BERLIN: Businesses in the Scandinavian countries of Finland, Denmark and Sweden are more likely to be online than their European counterparts and so better placed to attract new customers, new research has claimed. 

A study by BITKOM, the German new media trade body, found that 91% of Finnish companies, and 89% of both Danish and Swedish firms, had a website.

In Norway, by contrast, the figure was 79%, placing that country at the bottom of the top ten.

The Netherlands and Iceland were ranked equal fourth, on 84%, while Germany and Austria both recorded a figure of 82%.

The UK followed on 81%, then the Czech Republic on 80%.

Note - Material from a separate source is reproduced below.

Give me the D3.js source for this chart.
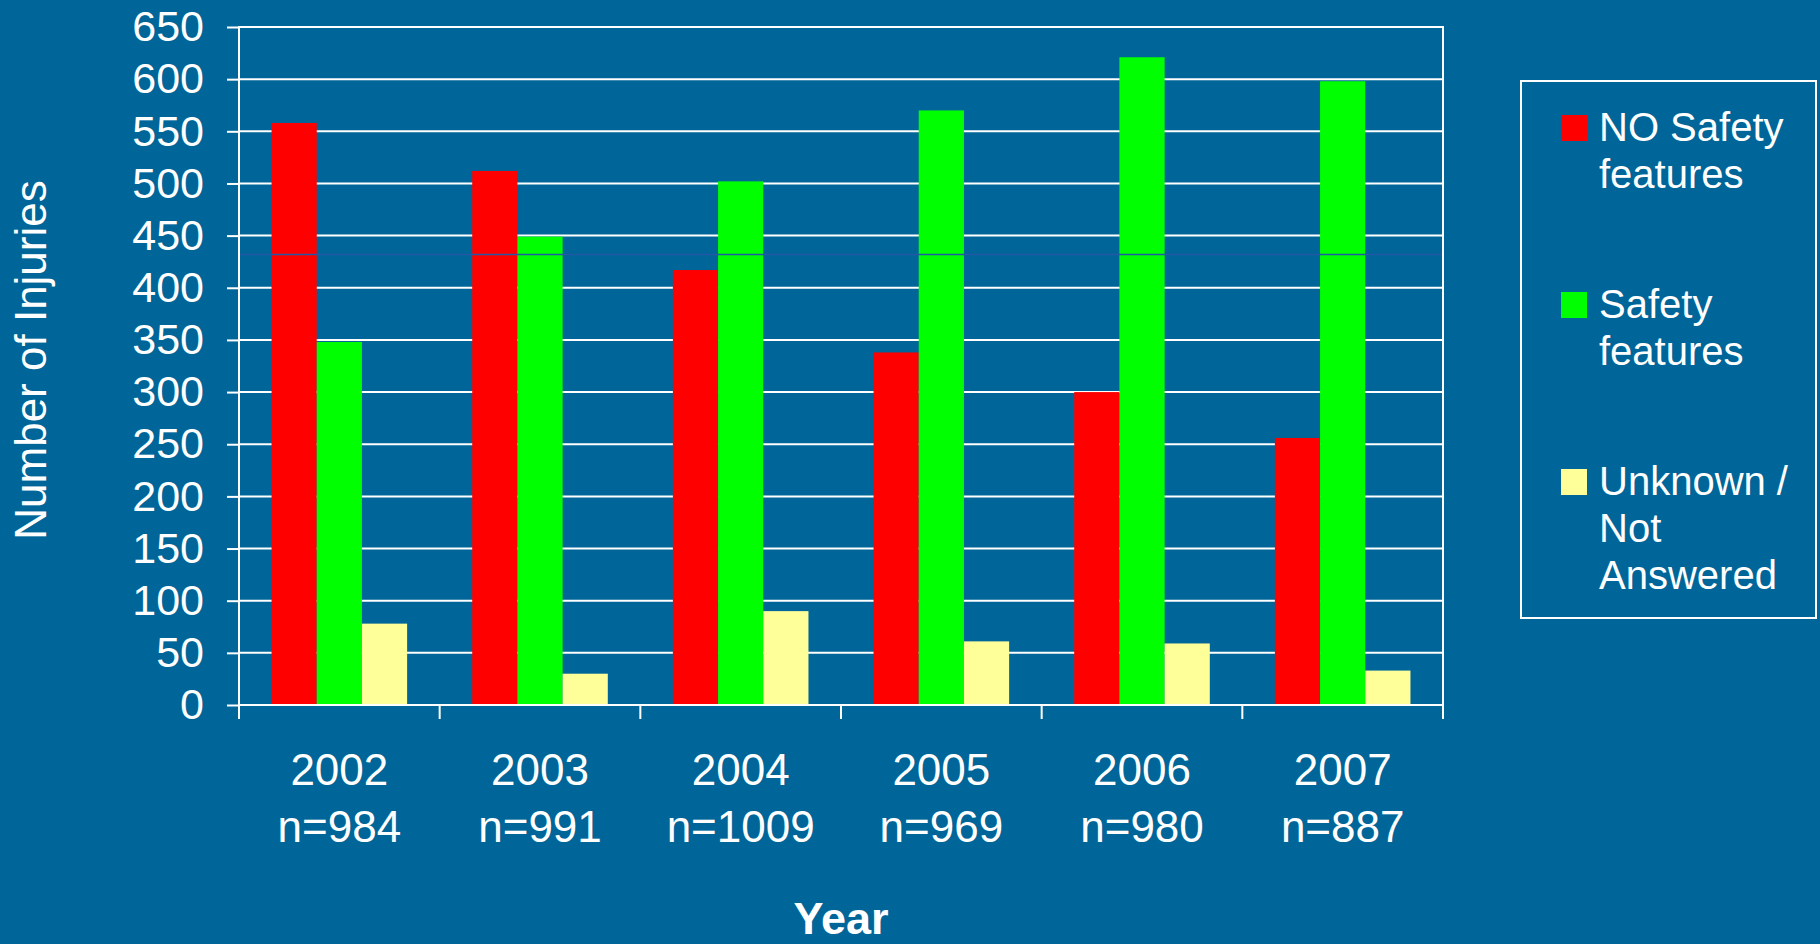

BITKOM President Dieter Kempf noted that those companies failing to present an online "business card" were "giving away" the chance to develop a relationship with existing customers and, more especially, to attract new customers.

Within Germany, most large businesses were already online, with just 4% of those employing more than 250 people not being there, and 18% of small and medium sized enterprises.

The biggest gap, the study found, was for very small companies, those employing fewer than ten people, where just 45% had an online presence.

Kempf observed that small businesses could get online "with little effort and at low cost" in order to gain wider attention.

A separate BITKOM survey published recently found that those companies that integrated the internet into their business models were more successful than the rest of the economy.

Some 60% internet-savvy companies expected significant sales growth in the 2013 financial year compared to just 46% of industrial companies for which the internet played a minor role and 38% of service providers in a similar position.